Formation of multilayer structure and evolution of shape recovery characteristics in proton irradiated TiNi alloy thin films

Abstract

TiNi thin films have attracted wide attentions as actuator materials in the micro-electro-mechanical systems (MEMs) for aerospace craft. However, multiple irradiation, such as the proton, was generally considered as an essential expired factor for the materials used in the aerospace. The present paper focused on the microstructure, martensitic transformation and shape recovery property of TiNi thin films after being irradiated by proton. A single layer structure B19′ phase to a dual-phase (B2 and B19′) with multilayer structure after proton irradiation have been revealed through a combination technique of grazing incidence (GI) XRD and TEM. As-formed irradiated films with amorphous layer and B2 austenite phase displayed a two-step martensitic transformation behavior, which occurred in the irradiated and the unirradiated layer.
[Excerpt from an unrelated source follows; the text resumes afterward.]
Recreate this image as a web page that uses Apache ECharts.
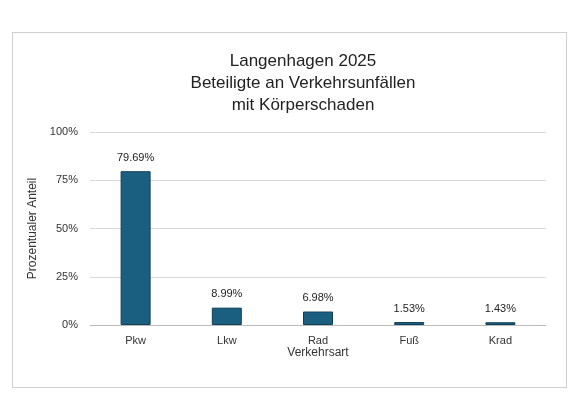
<!DOCTYPE html>
<html>
<head>
<meta charset="utf-8">
<script src="https://cdn.jsdelivr.net/npm/echarts@6/dist/echarts.min.js"></script>
<style>
  html, body { margin: 0; padding: 0; background: #fff; }
  #frame { position: absolute; left: 12px; top: 32px; width: 553px; height: 354px; border: 1px solid #d0d0d0; }
  #chart { position: absolute; left: 0; top: 0; width: 576px; height: 417px; }
</style>
</head>
<body>
<div id="frame"></div>
<div id="chart"></div>
<script>
// Verkehrsart und Anteil in Prozent
var categories = ['Pkw', 'Lkw', 'Rad', 'Fuß', 'Krad'];
var anteil = [79.69, 8.99, 6.98, 1.53, 1.43];

var chart = echarts.init(document.getElementById('chart'));
var font = 'Liberation Sans, Arial, sans-serif';
chart.setOption({
  animation: false,
  title: {
    text: 'Langenhagen 2025\nBeteiligte an Verkehrsunfällen\nmit Körperschaden',
    left: 298, top: 45, textAlign: 'center',
    textStyle: { fontFamily: font, fontSize: 17, fontWeight: 'normal', color: '#222', lineHeight: 22 }
  },
  grid: { left: 90, right: 30, top: 132, bottom: 92 },
  xAxis: {
    type: 'category', data: categories,
    name: 'Verkehrsart', nameLocation: 'middle', nameGap: 22,
    nameTextStyle: { fontFamily: font, fontSize: 12, color: '#333' },
    axisLine: { lineStyle: { color: '#bbb' } },
    axisTick: { show: false },
    axisLabel: { fontFamily: font, fontSize: 11, color: '#333', margin: 10 }
  },
  yAxis: {
    type: 'value', min: 0, max: 100, interval: 25,
    name: 'Prozentualer Anteil', nameLocation: 'middle', nameGap: 48,
    nameTextStyle: { fontFamily: font, fontSize: 12, color: '#333' },
    axisLabel: { formatter: '{value}%', fontFamily: font, fontSize: 11, color: '#333', margin: 12 },
    splitLine: { lineStyle: { color: '#d9d9d9' } },
    axisLine: { show: false }, axisTick: { show: false }
  },
  series: [{
    type: 'bar', data: anteil, barWidth: 30,
    itemStyle: { color: '#1b5f80', borderColor: '#123f58', borderWidth: 1 },
    label: {
      show: true, position: 'top', distance: 8,
      formatter: function (p) { return p.value.toFixed(2) + '%'; },
      fontFamily: font, fontSize: 11, color: '#222'
    }
  }]
});
</script>
</body>
</html>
In contrast, the unirradiated counterparts just exhibited a single-step martensitic transformation. In addition, some defects could be seen after the TiNi films being irradiated. Such defects could induce a stress field that produces the R phase in the B2 phase. Furthermore, the synergistic effect of preferential sputtering effect and inverse Kirkendall effect induced the GP zones in the irradiated layer after 120 keV proton irradiation. The existence of amorphous phase and precipitation significantly deteriorated the shape recovery property.